Raitt accused Miller of using “untruths and distortion to drive a wedge” between the TPA and the public – a curious charge from an organization that last year twisted its own Pollara poll results beyond belief to show council that 75 per cent of Torontonians support a bridge to an expanded Island Airport.

“The more Toronto residents know about the airport and plans for its enhancement, the more they express their approval and support,” the TPA’s Henry Pankratz said 12 months ago.

The claim was bogus then and it’s clearly bogus now, given the results of independent surveys of public opinion. And it’s also obvious, given Miller’s growing strength in those polls, that the public isn’t being scared off his message by threats of hugely expensive lawsuits.

Miller is more convinced than ever that he can unfix the fixed link and all that goes with it. “I think it’s very straightforward,” he says. “If the next mayor is elected on a platform of stopping the bridge, the first thing to do is to call a council meeting to get that position endorsed by council.”

Miller realizes he was in a minority of 11 councillors who voted against the fixed link. But he notes that the only reason many of his colleagues supported the project was because they were strong-armed into it by the departing Lastman and his agents.

“I know I can get the votes at council,” Miller says. And his resolve will not be undermined by attacks from the TPA, airline entrepreneur Bob Deluce or Barbara Hall.

“They’re desperate, and they’ll say anything to scare people,” Miller argues, “but the public isn’t falling for it.”

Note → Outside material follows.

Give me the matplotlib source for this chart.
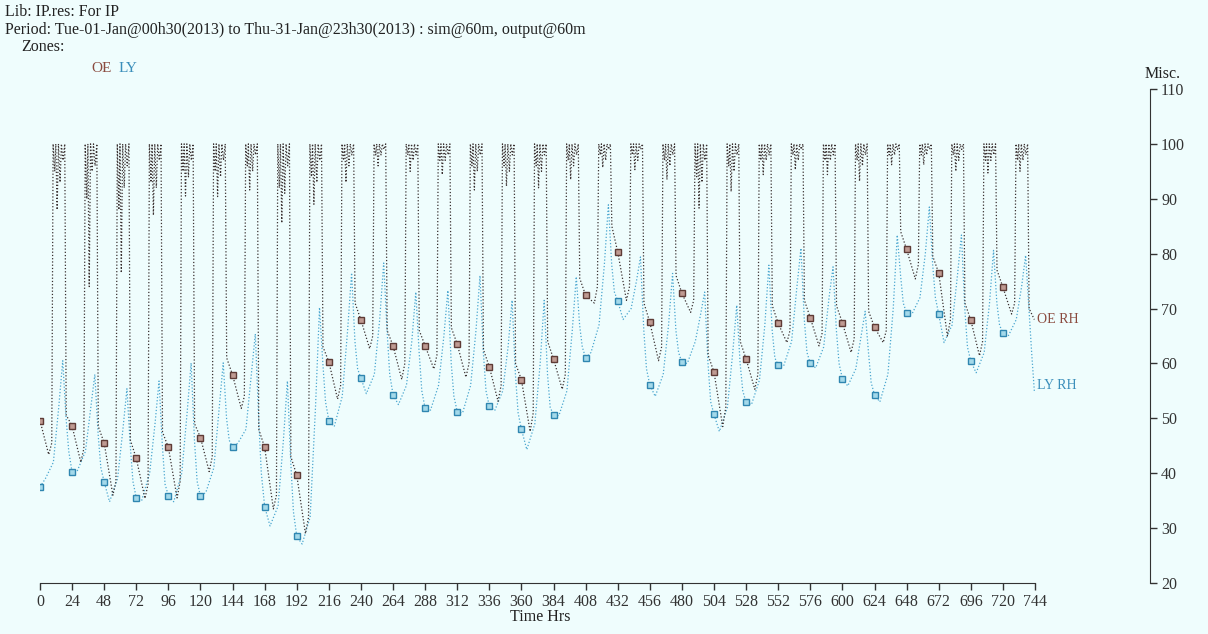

He’s buoyed by recent comments by federal Transport Minister David Collenette – the TPA’s political overseer – that indicate Ottawa is paying close attention to the current mayoral debate over the airport bridge and will give serious consideration to the election result. Collenette recently told reporters, “If for some reason city council changes its position” on the fixed link, “the federal government will honestly be very sensitive to that.”

Why wouldn’t it be, when the Liberals will be going to the voters here for a new mandate of their own early next year? But even if the feds weren’t talking sensibly, Miller figures he’s on solid ground both politically and legally. And he speaks with some authority as the councillor who three years ago found the loophole that put the boot to the city’s controversial agreement with a private sector consortium to haul Toronto’s garbage north to Kirkland Lake for disposal in what’s still the pristine northern lake called the Adams Mine.

Miller sees parallels between the mine and the airport issues. For starters, the Port Authority still needs a number of federal approvals before it can go ahead with the fixed link.

“I think they’ve got huge problems with their environmental assessment,” Miller says. “They’ve done no assessment of whether the tens of thousands of planes Bob Deluce wants to run out of the airport over the course of a year are going to have an environmental impact on air quality, noise quality and water quality.”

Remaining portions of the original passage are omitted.